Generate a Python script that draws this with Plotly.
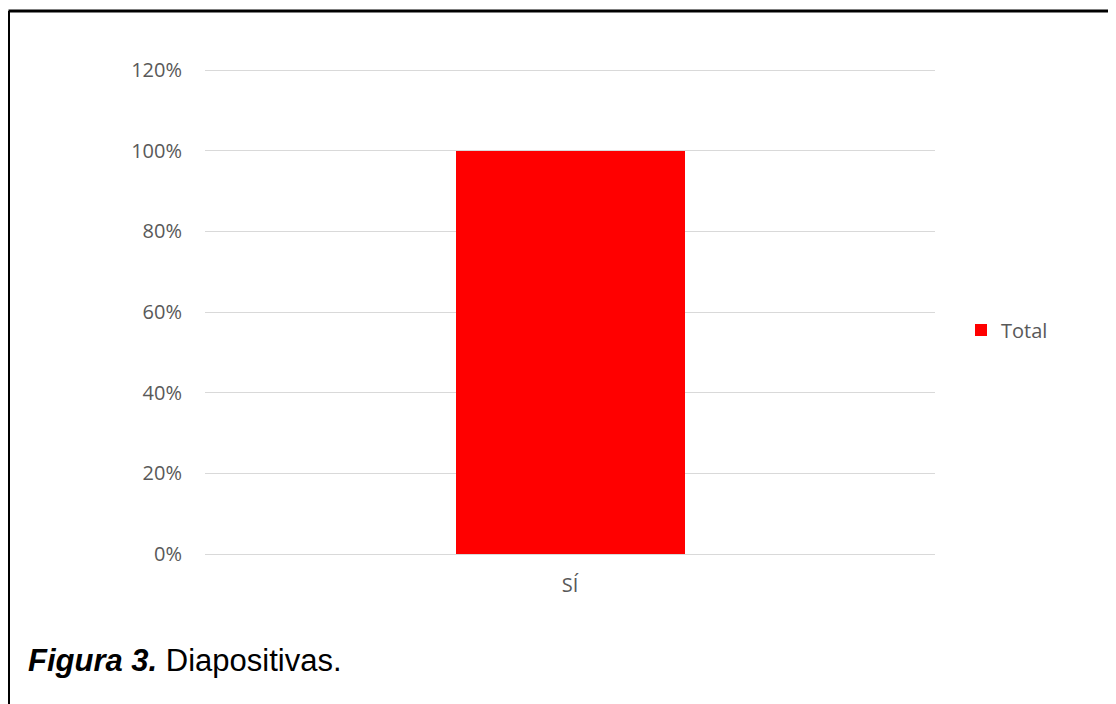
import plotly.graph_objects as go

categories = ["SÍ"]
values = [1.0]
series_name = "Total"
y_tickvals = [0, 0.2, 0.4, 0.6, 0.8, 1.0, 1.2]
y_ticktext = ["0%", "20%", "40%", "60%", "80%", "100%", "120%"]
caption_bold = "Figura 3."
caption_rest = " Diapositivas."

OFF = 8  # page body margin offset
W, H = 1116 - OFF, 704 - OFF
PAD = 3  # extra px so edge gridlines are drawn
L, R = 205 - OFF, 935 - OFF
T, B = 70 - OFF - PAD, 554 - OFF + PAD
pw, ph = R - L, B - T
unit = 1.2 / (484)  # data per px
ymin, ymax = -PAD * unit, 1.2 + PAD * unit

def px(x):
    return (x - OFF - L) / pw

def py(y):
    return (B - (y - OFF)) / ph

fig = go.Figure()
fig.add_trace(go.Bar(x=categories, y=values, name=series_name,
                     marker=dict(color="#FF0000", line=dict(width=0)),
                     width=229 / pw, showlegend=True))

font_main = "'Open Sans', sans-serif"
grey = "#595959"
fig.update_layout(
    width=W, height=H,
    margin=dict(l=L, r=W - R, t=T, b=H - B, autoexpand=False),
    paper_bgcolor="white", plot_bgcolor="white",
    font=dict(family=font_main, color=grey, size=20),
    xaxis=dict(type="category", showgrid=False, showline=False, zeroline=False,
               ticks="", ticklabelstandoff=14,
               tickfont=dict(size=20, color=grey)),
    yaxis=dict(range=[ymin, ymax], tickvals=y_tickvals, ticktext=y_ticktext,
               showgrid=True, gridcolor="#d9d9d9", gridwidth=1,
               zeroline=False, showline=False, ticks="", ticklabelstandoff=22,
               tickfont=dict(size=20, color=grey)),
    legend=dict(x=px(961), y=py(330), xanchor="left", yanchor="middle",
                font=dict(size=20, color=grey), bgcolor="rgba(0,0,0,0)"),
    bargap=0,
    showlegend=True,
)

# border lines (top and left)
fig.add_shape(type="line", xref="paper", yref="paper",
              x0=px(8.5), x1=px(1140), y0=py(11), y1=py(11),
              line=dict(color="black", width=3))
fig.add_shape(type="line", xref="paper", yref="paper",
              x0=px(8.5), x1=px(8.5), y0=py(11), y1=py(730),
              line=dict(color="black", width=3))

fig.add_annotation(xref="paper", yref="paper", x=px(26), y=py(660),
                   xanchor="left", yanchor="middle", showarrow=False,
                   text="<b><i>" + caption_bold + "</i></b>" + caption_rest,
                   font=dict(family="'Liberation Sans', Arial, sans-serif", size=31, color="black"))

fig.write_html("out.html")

——

• THE PROBLEM:
Leave the images out and output the remaining material exactly as it stands.

• TASK OUTPUT:
Generate a Python script that draws this with Plotly.
import plotly.graph_objects as go

categories = ["SÍ"]
values = [1.0]
series_name = "Total"
y_tickvals = [0, 0.2, 0.4, 0.6, 0.8, 1.0, 1.2]
y_ticktext = ["0%", "20%", "40%", "60%", "80%", "100%", "120%"]
caption_bold = "Figura 3."
caption_rest = " Diapositivas."

OFF = 8  # page body margin offset
W, H = 1116 - OFF, 704 - OFF
PAD = 3  # extra px so edge gridlines are drawn
L, R = 205 - OFF, 935 - OFF
T, B = 70 - OFF - PAD, 554 - OFF + PAD
pw, ph = R - L, B - T
unit = 1.2 / (484)  # data per px
ymin, ymax = -PAD * unit, 1.2 + PAD * unit

def px(x):
    return (x - OFF - L) / pw

def py(y):
    return (B - (y - OFF)) / ph

fig = go.Figure()
fig.add_trace(go.Bar(x=categories, y=values, name=series_name,
                     marker=dict(color="#FF0000", line=dict(width=0)),
                     width=229 / pw, showlegend=True))

font_main = "'Open Sans', sans-serif"
grey = "#595959"
fig.update_layout(
    width=W, height=H,
    margin=dict(l=L, r=W - R, t=T, b=H - B, autoexpand=False),
    paper_bgcolor="white", plot_bgcolor="white",
    font=dict(family=font_main, color=grey, size=20),
    xaxis=dict(type="category", showgrid=False, showline=False, zeroline=False,
               ticks="", ticklabelstandoff=14,
               tickfont=dict(size=20, color=grey)),
    yaxis=dict(range=[ymin, ymax], tickvals=y_tickvals, ticktext=y_ticktext,
               showgrid=True, gridcolor="#d9d9d9", gridwidth=1,
               zeroline=False, showline=False, ticks="", ticklabelstandoff=22,
               tickfont=dict(size=20, color=grey)),
    legend=dict(x=px(961), y=py(330), xanchor="left", yanchor="middle",
                font=dict(size=20, color=grey), bgcolor="rgba(0,0,0,0)"),
    bargap=0,
    showlegend=True,
)

# border lines (top and left)
fig.add_shape(type="line", xref="paper", yref="paper",
              x0=px(8.5), x1=px(1140), y0=py(11), y1=py(11),
              line=dict(color="black", width=3))
fig.add_shape(type="line", xref="paper", yref="paper",
              x0=px(8.5), x1=px(8.5), y0=py(11), y1=py(730),
              line=dict(color="black", width=3))

fig.add_annotation(xref="paper", yref="paper", x=px(26), y=py(660),
                   xanchor="left", yanchor="middle", showarrow=False,
                   text="<b><i>" + caption_bold + "</i></b>" + caption_rest,
                   font=dict(family="'Liberation Sans', Arial, sans-serif", size=31, color="black"))

fig.write_html("out.html")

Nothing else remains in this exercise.